A full complement of interesting visitors met with the Jewish Journal in recent days, starting with the wife of a presidential candidate and continuing with a museum director from Berlin, an Israeli cabinet minister, and the first Arab woman to serve in Israel’s parliament.

Ernestine Bradley, the wife of candidate Bill Bradley, had never met a Jew until she left her native Germany and came to the United States as a 22-year-old Pan Am airline stewardess.

“When I grew up in the Bavarian town of Passau, there were no Jews left,” she recalls.

Passau was the setting for the German film “The Nasty Girl,” based on an actual investigation by a young woman into her town’s behavior during the Nazi period, a probe greeted with horror by her fellow citizens.

Mrs. Bradley, who was 10-years-old when the war ended, was barely aware of the Holocaust until she arrived in the United States in 1957. But now, as professor of German and comparative literature at Montclair State University in New Jersey, the Holocaust, or better German literature on the Holocaust, has become her central intellectual preoccupation.

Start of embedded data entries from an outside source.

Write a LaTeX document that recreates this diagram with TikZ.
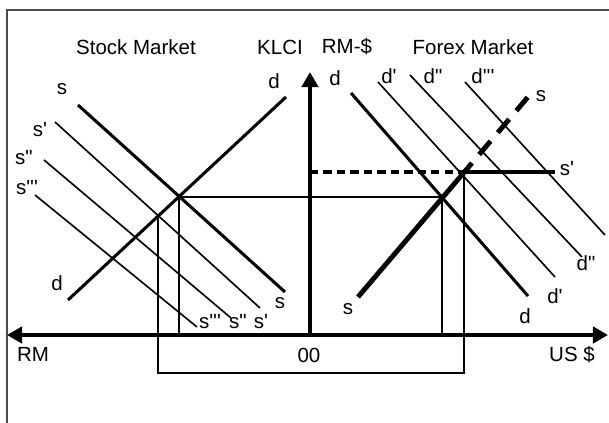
\documentclass[tikz,border=0pt]{standalone}
\usepackage{fontspec}
\setmainfont{Liberation Sans}[Ligatures=TeXOff]
\usetikzlibrary{arrows.meta}

\begin{document}
\begin{tikzpicture}[x=0.03cm,y=-0.03cm,
    lbl/.style={font=\fontsize{17.5}{20}\selectfont,inner sep=0pt},
    thinline/.style={line width=1.4pt},
    heavyline/.style={line width=2.6pt},
    supplyline/.style={line width=4.2pt},
    axisline/.style={line width=3.6pt},
    >={Triangle[length=13pt,width=14pt]}]
  \useasboundingbox (0,0) rectangle (609,423);
  \draw[black!70,line width=0.9pt] (7,423) -- (7,10) -- (609,10);

  % titles
  \node[lbl] (stock) at (136,47) {Stock Market};
  \node[lbl] (klci) at (280,47) {KLCI};
  \node[lbl] (rmusd) at (347,47) {RM-\$};
  \node[lbl] (forex) at (473,47) {Forex Market};

  % axes
  \coordinate (rmend) at (7,335);
  \coordinate (usend) at (608,335);
  \coordinate (origin) at (310,335);
  \coordinate (top) at (310,72);
  \draw[axisline,<->] (rmend) -- (usend);
  \draw[axisline,->] (origin) -- (top);
  \node[lbl] (rm) at (33,354) {RM};
  \node[lbl] (zero) at (309,355) {00};
  \node[lbl] (us) at (572,355) {US \$};

  % stock market
  \coordinate (sA) at (78,105);   \coordinate (sB) at (285,292);
  \coordinate (s1A) at (55,122);  \coordinate (s1B) at (260,308);
  \coordinate (s2A) at (44,160);  \coordinate (s2B) at (231,318);
  \coordinate (s3A) at (35,195);  \coordinate (s3B) at (197,327);
  \coordinate (dA) at (68,300);   \coordinate (dB) at (286,97);
  \draw[heavyline] (sA) -- (sB);
  \draw[thinline] (s1A) -- (s1B);
  \draw[thinline] (s2A) -- (s2B);
  \draw[thinline] (s3A) -- (s3B);
  \draw[heavyline] (dA) -- (dB);
  \node[lbl] (sTop) at (62,89) {s};
  \node[lbl] (s1Top) at (40,130) {s'};
  \node[lbl] (s2Top) at (24,158) {s"};
  \node[lbl] (s3Top) at (27,188) {s'''};
  \node[lbl] (dTop) at (274,81) {d};
  \node[lbl] (dBot) at (57,283) {d};
  \node[lbl] (sBot) at (280,303) {s};
  \node[lbl] (s1Bot) at (261,322) {s'};
  \node[lbl] (s2Bot) at (238,322) {s"};
  \node[lbl] (s3Bot) at (210,322) {s'''};

  % forex market
  \coordinate (fdA) at (351,93);   \coordinate (fdB) at (528,296);
  \coordinate (fd1A) at (378,82);  \coordinate (fd1B) at (555,277);
  \coordinate (fd2A) at (410,75);  \coordinate (fd2B) at (582,257);
  \coordinate (fd3A) at (465,82);  \coordinate (fd3B) at (605,235);
  \coordinate (fsA) at (358,297);  \coordinate (fsM) at (472,163);
  \coordinate (fsB) at (528,97);
  \coordinate (fs1A) at (464,172); \coordinate (fs1B) at (555,172);
  \coordinate (peg) at (310,172);
  \draw[heavyline] (fdA) -- (fdB);
  \draw[thinline] (fd1A) -- (fd1B);
  \draw[thinline] (fd2A) -- (fd2B);
  \draw[thinline] (fd3A) -- (fd3B);
  \draw[supplyline] (fsA) -- (fsM);
  \draw[supplyline,dash pattern=on 15pt off 9.5pt,dash phase=15pt] (fsM) -- (fsB);
  \draw[supplyline] (fs1A) -- (fs1B);
  \draw[supplyline,dash pattern=on 7pt off 4.5pt] (peg) -- (fs1A);
  \node[lbl] (fdTop) at (335,78) {d};
  \node[lbl] (fd1Top) at (389,76) {d'};
  \node[lbl] (fd2Top) at (433,76) {d"};
  \node[lbl] (fd3Top) at (483,76) {d'''};
  \node[lbl] (fsTop) at (541,96) {s};
  \node[lbl] (fs1Top) at (567,169) {s'};
  \node[lbl] (fsBot) at (348,309) {s};
  \node[lbl] (fdBot) at (525,316) {d};
  \node[lbl] (fd1Bot) at (555,296) {d'};
  \node[lbl] (fd2Bot) at (586,263) {d"};

  % links between the two markets
  \coordinate (eqS) at (179,197);
  \coordinate (eqS1) at (158,216);
  \coordinate (eqF) at (442,197);
  \coordinate (boxL) at (158,373);
  \coordinate (boxR) at (464,373);
  \draw[thinline] (eqS) -- (eqF);
  \draw[thinline] (eqS) -- (eqS |- origin);
  \draw[thinline] (eqF) -- (eqF |- origin);
  \draw[thinline] (eqS1) -- (boxL) -- (boxR) -- (fs1A);
\end{tikzpicture}
\end{document}
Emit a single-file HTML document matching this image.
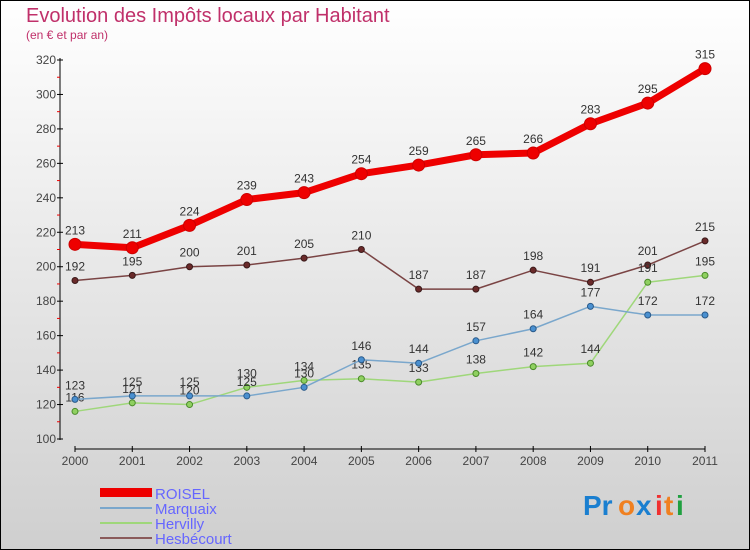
<!DOCTYPE html>
<html><head><meta charset="utf-8"><style>
body{margin:0}
#c{width:750px;height:550px;position:relative;overflow:hidden;font-family:"Liberation Sans",sans-serif}
</style></head><body>
<div id="c">
<svg id="s" width="750" height="550" xmlns="http://www.w3.org/2000/svg">
<defs><linearGradient id="bg" x1="0" y1="0" x2="0" y2="1"><stop offset="0" stop-color="#ffffff"/><stop offset="1" stop-color="#cfcfcf"/></linearGradient></defs>
<rect x="0.5" y="0.5" width="749" height="549" fill="url(#bg)" stroke="#000"/>
<text x="26" y="22" font-size="20" fill="#c0306a">Evolution des Impôts locaux par Habitant</text>
<text x="26" y="39" font-size="12" fill="#c0306a">(en € et par an)</text>
<g id="axes"></g><g id="series"></g>
<g>
<rect x="100" y="488" width="52" height="9" fill="#e00"/>
<text x="155" y="499" font-size="15" fill="#6666ff">ROISEL</text>
<line x1="100" y1="508" x2="152" y2="508" stroke="#7aa7cc" stroke-width="2"/>
<text x="155" y="514" font-size="15" fill="#6666ff">Marquaix</text>
<line x1="100" y1="523" x2="152" y2="523" stroke="#9fd77a" stroke-width="2"/>
<text x="155" y="529" font-size="15" fill="#6666ff">Hervilly</text>
<line x1="100" y1="538" x2="152" y2="538" stroke="#8a5a5a" stroke-width="2"/>
<text x="155" y="544" font-size="15" fill="#6666ff">Hesbécourt</text>
</g>
<g font-size="28" font-weight="bold">
<text x="583" y="515" fill="#1a7fd0">Pr</text><text x="618" y="515" fill="#f08020">o</text><text x="636" y="515" fill="#1a7fd0">x</text><text x="655" y="515" fill="#f03030">i</text><text x="664" y="515" fill="#f08020">t</text><text x="676" y="515" fill="#20a040">i</text>
</g>
</svg>
</div>
<script>
const years=["2000","2001","2002","2003","2004","2005","2006","2007","2008","2009","2010","2011"];
const yTicks=[100,120,140,160,180,200,220,240,260,280,300,320];
const roisel=[213,211,224,239,243,254,259,265,266,283,295,315];
const marquaix=[123,125,125,125,130,146,144,157,164,177,172,172];
const hervilly=[116,121,120,130,134,135,133,138,142,144,191,195];
const hesbecourt=[192,195,200,201,205,210,187,187,198,191,201,215];
const NS="http://www.w3.org/2000/svg";
const x=i=>75+i*(630/11);
const y=v=>60+(320-v)*(379/220);
function mk(t,a,p){const e=document.createElementNS(NS,t);for(const k in a)e.setAttribute(k,a[k]);p.appendChild(e);return e;}
const ax=document.getElementById('axes');
let e=mk('line',{x1:60,y1:58,x2:60,y2:440,stroke:'#000'},ax);


e=mk('line',{x1:75,y1:449,x2:705,y2:449,stroke:'#000'},ax);


yTicks.forEach((v,i)=>{
 mk('line',{x1:57,y1:y(v),x2:63,y2:y(v),stroke:'#000'},ax);
 if(i<yTicks.length-1)mk('line',{x1:57,y1:y(v+10),x2:60,y2:y(v+10),stroke:'#e00'},ax);
 const t=mk('text',{x:56,y:y(v)+4,'text-anchor':'end','font-size':12,fill:'#444'},ax);t.textContent=v;
 
 
});
years.forEach((yr,i)=>{
 mk('line',{x1:x(i),y1:446,x2:x(i),y2:452,stroke:'#000'},ax);
 const t=mk('text',{x:x(i),y:465,'text-anchor':'middle','font-size':12,fill:'#444'},ax);t.textContent=yr;
 
 
});
const sg=document.getElementById('series');
function series(name,vals,color,w,r,fill,dark){
 const g=mk('g',{},sg);
 
 
 const l=mk('polyline',{points:vals.map((v,i)=>x(i)+','+y(v)).join(' '),fill:'none',stroke:color,'stroke-width':w,'stroke-linejoin':'round'},g);
 
 
 vals.forEach((v,i)=>{
  const c=mk('circle',{cx:x(i),cy:y(v),r:r,fill:fill,stroke:dark,'stroke-width':1},g);
  
  
  const t=mk('text',{x:x(i),y:y(v)-10,'text-anchor':'middle','font-size':12,fill:'#333'},g);t.textContent=v;
  
  
 });
}
series('hesbecourt',hesbecourt,'#7a4444',1.5,3,'#6a2a2a','#3a1a1a');
series('hervilly',hervilly,'#9fd77a',1.5,3,'#8fd060','#4a8a2a');
series('marquaix',marquaix,'#7aa7cc',1.5,3,'#4a90d0','#2a5a8a');
series('roisel',roisel,'#ee0000',7,6,'#ee0000','#cc0000');
</script>
</body></html>
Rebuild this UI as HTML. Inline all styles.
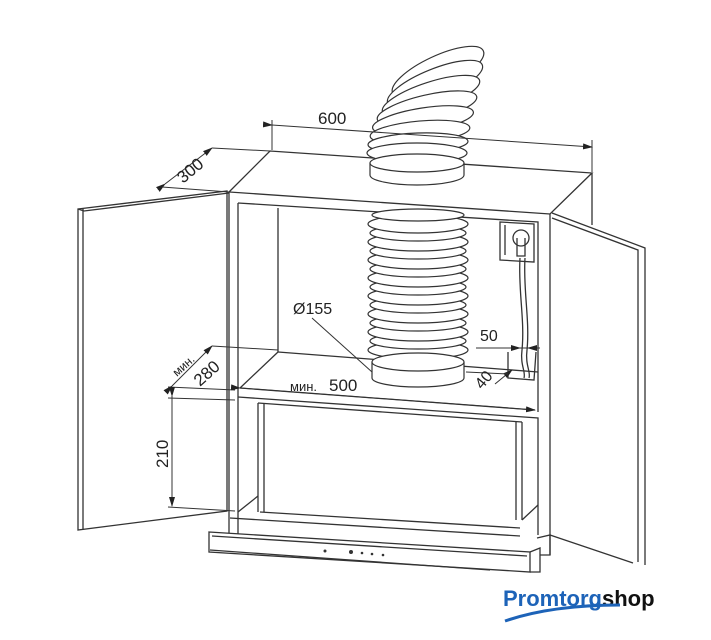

In her new book, “The Language of Silence,” published under her professional name, Dr. Ernestine Schlant, she scores German writers, not for ignoring the Holocaust — indeed, the subject continues to obsess the German media — but for their inability to empathize and identify with the Jewish victims.

She has kicked up something of a fuss in Germany by criticizing Guenther Grass (“The Tin Drum”), the country’s foremost novelist and this year’s Nobel Prize winner in literature, “for not being able to imagine intuitively what it meant to be a victim,” she says.

The same criticism applied to most current German writers, she believes, noting “their inability to mourn (for the Jews) and an absence of sadness or abhorrence.”